(begin)

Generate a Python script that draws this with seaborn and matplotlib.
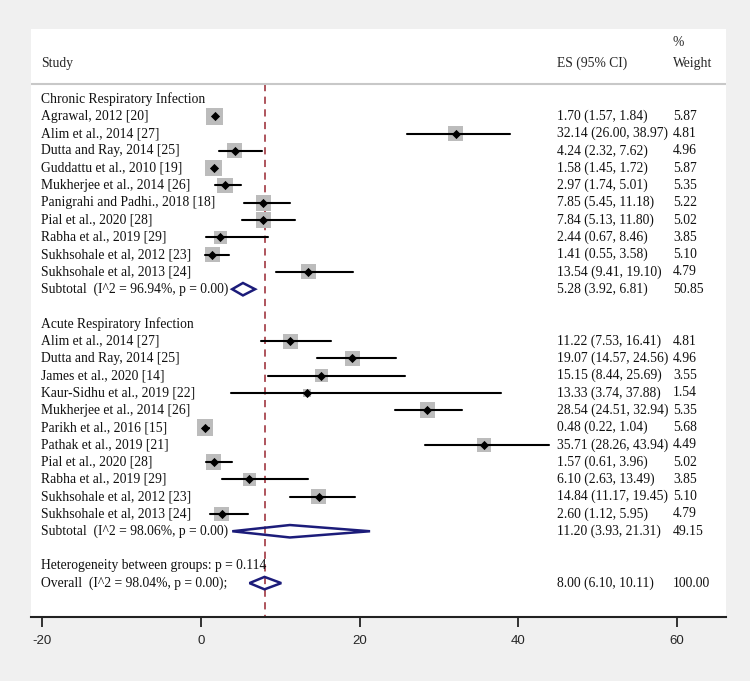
import numpy as np
import pandas as pd
import matplotlib
matplotlib.use("Agg")
import matplotlib.pyplot as plt
from matplotlib.patches import Polygon
import seaborn as sns

# --- data ---
chronic_studies = ["Agrawal, 2012 [20]", "Alim et al., 2014 [27]", "Dutta and Ray, 2014 [25]",
                   "Guddattu et al., 2010 [19]", "Mukherjee et al., 2014 [26]",
                   "Panigrahi and Padhi., 2018 [18]", "Pial et al., 2020 [28]",
                   "Rabha et al., 2019 [29]", "Sukhsohale et al, 2012 [23]",
                   "Sukhsohale et al, 2013 [24]"]
chronic_es = [1.70, 32.14, 4.24, 1.58, 2.97, 7.85, 7.84, 2.44, 1.41, 13.54]
chronic_lo = [1.57, 26.00, 2.32, 1.45, 1.74, 5.45, 5.13, 0.67, 0.55, 9.41]
chronic_hi = [1.84, 38.97, 7.62, 1.72, 5.01, 11.18, 11.80, 8.46, 3.58, 19.10]
chronic_w = [5.87, 4.81, 4.96, 5.87, 5.35, 5.22, 5.02, 3.85, 5.10, 4.79]
chronic_sub = (5.28, 3.92, 6.81, 50.85, "Subtotal  (I^2 = 96.94%, p = 0.00)")

acute_studies = ["Alim et al., 2014 [27]", "Dutta and Ray, 2014 [25]", "James et al., 2020 [14]",
                 "Kaur-Sidhu et al., 2019 [22]", "Mukherjee et al., 2014 [26]",
                 "Parikh et al., 2016 [15]", "Pathak et al., 2019 [21]", "Pial et al., 2020 [28]",
                 "Rabha et al., 2019 [29]", "Sukhsohale et al, 2012 [23]",
                 "Sukhsohale et al, 2013 [24]"]
acute_es = [11.22, 19.07, 15.15, 13.33, 28.54, 0.48, 35.71, 1.57, 6.10, 14.84, 2.60]
acute_lo = [7.53, 14.57, 8.44, 3.74, 24.51, 0.22, 28.26, 0.61, 2.63, 11.17, 1.12]
acute_hi = [16.41, 24.56, 25.69, 37.88, 32.94, 1.04, 43.94, 3.96, 13.49, 19.45, 5.95]
acute_w = [4.81, 4.96, 3.55, 1.54, 5.35, 5.68, 4.49, 5.02, 3.85, 5.10, 4.79]
acute_sub = (11.20, 3.93, 21.31, 49.15, "Subtotal  (I^2 = 98.06%, p = 0.00)")

overall = (8.00, 6.10, 10.11, 100.00, "Overall  (I^2 = 98.04%, p = 0.00);")
heterogeneity = "Heterogeneity between groups: p = 0.114"
groups = ["Chronic Respiratory Infection", "Acute Respiratory Infection"]
xticks = [-20, 0, 20, 40, 60]

# --- build row table ---
rows = []
r = 0
for name, studies, es, lo, hi, w, sub in [
        (groups[0], chronic_studies, chronic_es, chronic_lo, chronic_hi, chronic_w, chronic_sub),
        (groups[1], acute_studies, acute_es, acute_lo, acute_hi, acute_w, acute_sub)]:
    rows.append(dict(row=r, label=name, kind="header"))
    r += 1
    for s, e, l, h, ww in zip(studies, es, lo, hi, w):
        rows.append(dict(row=r, label=s, kind="study", es=e, lo=l, hi=h, w=ww))
        r += 1
    rows.append(dict(row=r, label=sub[4], kind="diamond", es=sub[0], lo=sub[1], hi=sub[2], w=sub[3]))
    r += 2
rows.append(dict(row=r, label=heterogeneity, kind="header"))
r += 1
rows.append(dict(row=r, label=overall[4], kind="diamond", es=overall[0], lo=overall[1],
                 hi=overall[2], w=overall[3]))
df = pd.DataFrame(rows)
studies_df = df[df.kind == "study"]

sns.set_theme(style="white")
plt.rcParams["font.family"] = ["Liberation Serif", "DejaVu Serif"]

fig = plt.figure(figsize=(7.5, 6.81), dpi=100, facecolor="#f0f0f0")
ax = fig.add_axes([31 / 750, 1 - 617 / 681, 695 / 750, 588 / 681])
ax.set_facecolor("white")
ax.set_xlim(-21.45, 66.2)
ax.set_ylim(29.96, -4.05)

# reference line at overall effect
ax.plot([overall[0], overall[0]], [-0.85, 29.96], color="#a8474f", lw=1.3,
        dashes=(4, 3), zorder=1)

# confidence intervals
for _, rr in studies_df.iterrows():
    ax.plot([rr.lo, rr.hi], [rr.row, rr.row], color="black", lw=1.5, zorder=3)

# weight boxes (area proportional to weight)
sns.scatterplot(data=studies_df, x="es", y="row", size="w", sizes=(0, 240),
                size_norm=(0, 10), marker="s", color="#bcbcbc", linewidth=0,
                legend=False, ax=ax, zorder=2)
sns.scatterplot(data=studies_df, x="es", y="row", marker="D", color="black",
                s=22, linewidth=0, legend=False, ax=ax, zorder=4)

# pooled diamonds
for _, rr in df[df.kind == "diamond"].iterrows():
    poly = Polygon([[rr.lo, rr.row], [rr.es, rr.row - 0.36], [rr.hi, rr.row],
                    [rr.es, rr.row + 0.36]], closed=True, fill=False,
                   edgecolor="#1c1c7a", lw=1.8, zorder=5)
    ax.add_patch(poly)

# text columns
fs = 9.8
x_lab, x_es, x_w = -20.2, 44.9, 59.5
for _, rr in df.iterrows():
    ax.text(x_lab, rr.row, rr.label, fontsize=fs, va="center", ha="left", color="#111111")
    if rr.kind != "header":
        ax.text(x_es, rr.row, f"{rr.es:.2f} ({rr.lo:.2f}, {rr.hi:.2f})", fontsize=fs,
                va="center", ha="left", color="#111111")
        ax.text(x_w, rr.row, f"{rr.w:.2f}", fontsize=fs, va="center", ha="left",
                color="#111111")

ax.text(x_lab, -2.05, "Study", fontsize=fs, va="center", ha="left")
ax.text(x_es, -2.05, "ES (95% CI)", fontsize=fs, va="center", ha="left")
ax.text(x_w, -2.05, "Weight", fontsize=fs, va="center", ha="left")
ax.text(x_w, -3.25, "%", fontsize=fs, va="center", ha="left")
ax.axhline(-0.87, color="#c8c8c8", lw=1.5, zorder=1)

# axes styling
for side in ["top", "left", "right"]:
    ax.spines[side].set_visible(False)
ax.spines["bottom"].set_color("#222222")
ax.spines["bottom"].set_linewidth(1.5)
ax.set_yticks([])
ax.set_xticks(xticks)
ax.set_xticklabels([str(t) for t in xticks], fontfamily="Liberation Sans", fontsize=9.5)
ax.tick_params(axis="x", direction="out", length=7, width=1.3, color="#222222",
               bottom=True, pad=6)
ax.set_xlabel("")
ax.set_ylabel("")

fig.savefig("out.png", dpi=100, facecolor=fig.get_facecolor())
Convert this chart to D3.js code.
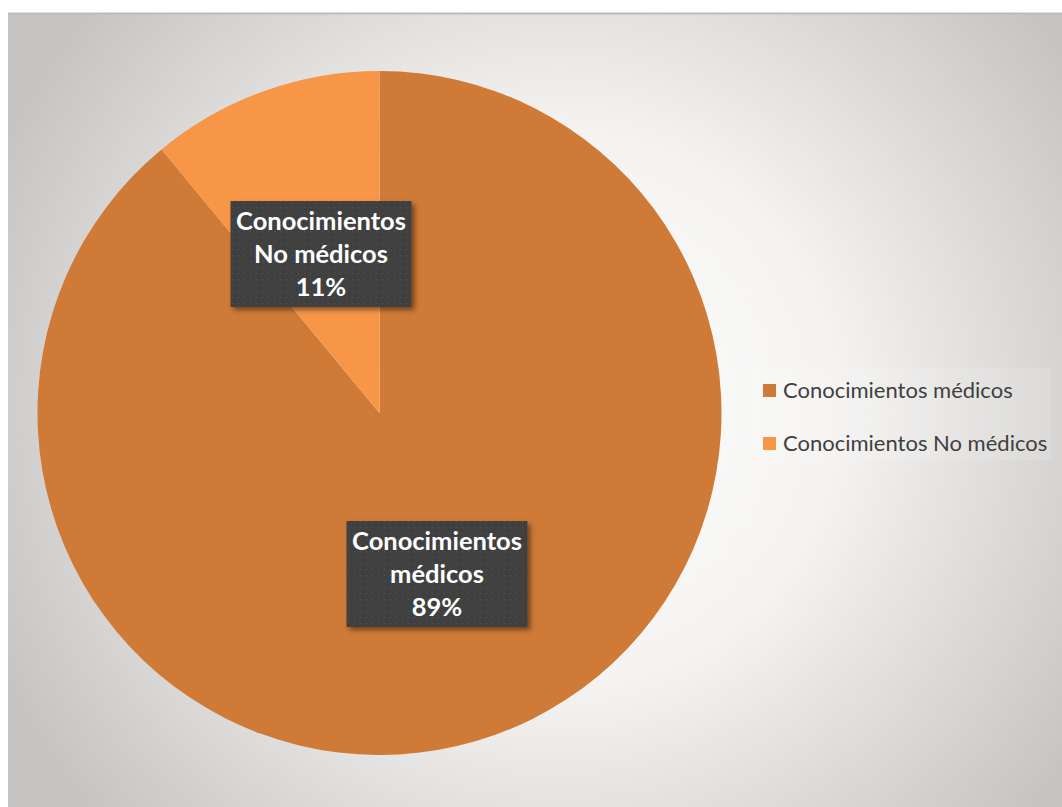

(end)

▶ [SHORT TASK]: Your task is to reproduce the entries above word for word, from the first line through the line with "import seaborn as sns", and please leave out any pictures.

▶ [ANSWER TO THIS EXERCISE]:
Generate a Python script that draws this with seaborn and matplotlib.
import numpy as np
import pandas as pd
import matplotlib
matplotlib.use("Agg")
import matplotlib.pyplot as plt
from matplotlib.patches import Polygon
import seaborn as sns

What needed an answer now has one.